Only the lines from the start of the data below through the line that contains "from bokeh.resources import INLINE" are to be copied, exactly and without pictures.

++++++++++

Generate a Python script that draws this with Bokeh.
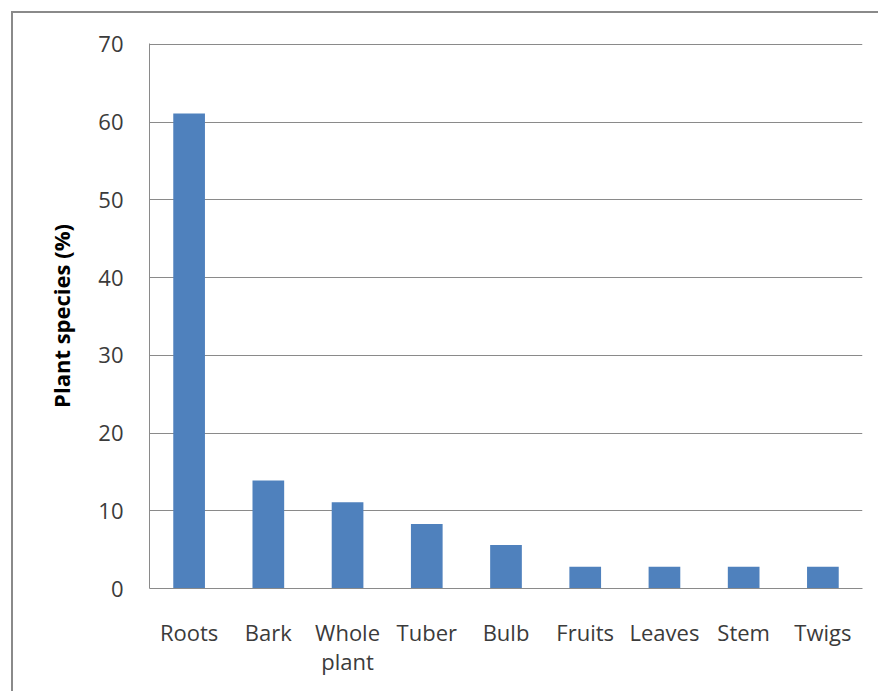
from bokeh.plotting import figure
from bokeh.models import Range1d, LinearAxis, FixedTicker
from bokeh.embed import file_html
from bokeh.resources import INLINE

categories = ["Roots", "Bark", "Whole plant", "Tuber", "Bulb", "Fruits", "Leaves", "Stem", "Twigs"]
values = [61.1, 13.9, 11.1, 8.3, 5.6, 2.8, 2.8, 2.8, 2.8]
y_ticks = [0, 10, 20, 30, 40, 50, 60, 70]

FONT = "Open Sans"
TEXT = "#3b3b3b"
GRID = "#8a8a8a"

# one slot per category, centred on its index
positions = list(range(len(categories)))

p = figure(x_range=Range1d(-0.5, len(categories) - 0.5), y_range=Range1d(0, 70.1),
           width=867, height=680, output_backend="svg", toolbar_location=None,
           x_axis_type=None,
           min_border_left=136, min_border_top=30, min_border_right=18, min_border_bottom=105)
p.styles = {"border-left": "2px solid #8a8a8a", "border-top": "2px solid #8a8a8a",
            "margin-left": "11px", "margin-top": "11px"}

p.vbar(x=positions, top=values, width=0.4, fill_color="#4F81BD", line_color=None)

first_lines = {}
second_lines = {}
for i, name in zip(positions, categories):
    parts = name.split(" ")
    first_lines[i] = parts[0]
    first_lines[str(i)] = parts[0]
    if len(parts) > 1:
        second_lines[i] = parts[1]
        second_lines[str(i)] = parts[1]
second_ticks = [i for i, name in zip(positions, categories) if " " in name]

ax1 = LinearAxis(ticker=FixedTicker(ticks=positions), major_label_overrides=first_lines)
ax2 = LinearAxis(ticker=FixedTicker(ticks=second_ticks), major_label_overrides=second_lines)
for ax in (ax1, ax2):
    ax.major_tick_line_color = None
    ax.minor_tick_line_color = None
    ax.major_tick_out = 0
    ax.major_tick_in = 0
    ax.major_label_text_font = FONT
    ax.major_label_text_font_size = "22px"
    ax.major_label_text_color = TEXT
ax1.axis_line_color = GRID
ax1.major_label_standoff = 28
ax2.axis_line_color = None
ax2.major_label_standoff = -4
p.add_layout(ax1, "below")
p.add_layout(ax2, "below")

p.outline_line_color = None
p.background_fill_color = "white"
p.border_fill_color = "white"

p.ygrid.grid_line_color = GRID
p.ygrid.grid_line_width = 1
p.yaxis.ticker = y_ticks

p.yaxis.axis_label = "Plant species (%)"
p.yaxis.axis_label_text_font = FONT
p.yaxis.axis_label_text_font_style = "bold"
p.yaxis.axis_label_text_font_size = "22px"
p.yaxis.axis_label_text_color = "black"
p.yaxis.axis_label_standoff = 19
p.yaxis.axis_line_color = GRID
p.yaxis.major_tick_line_color = None
p.yaxis.minor_tick_line_color = None
p.yaxis.major_tick_out = 0
p.yaxis.major_tick_in = 0
p.yaxis.major_label_text_font = FONT
p.yaxis.major_label_text_font_size = "22px"
p.yaxis.major_label_text_color = TEXT
p.yaxis.major_label_standoff = 26

open("out.html", "w").write(file_html(p, INLINE))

++++++++++

◆ **Reply**
Generate a Python script that draws this with Bokeh.
from bokeh.plotting import figure
from bokeh.models import Range1d, LinearAxis, FixedTicker
from bokeh.embed import file_html
from bokeh.resources import INLINE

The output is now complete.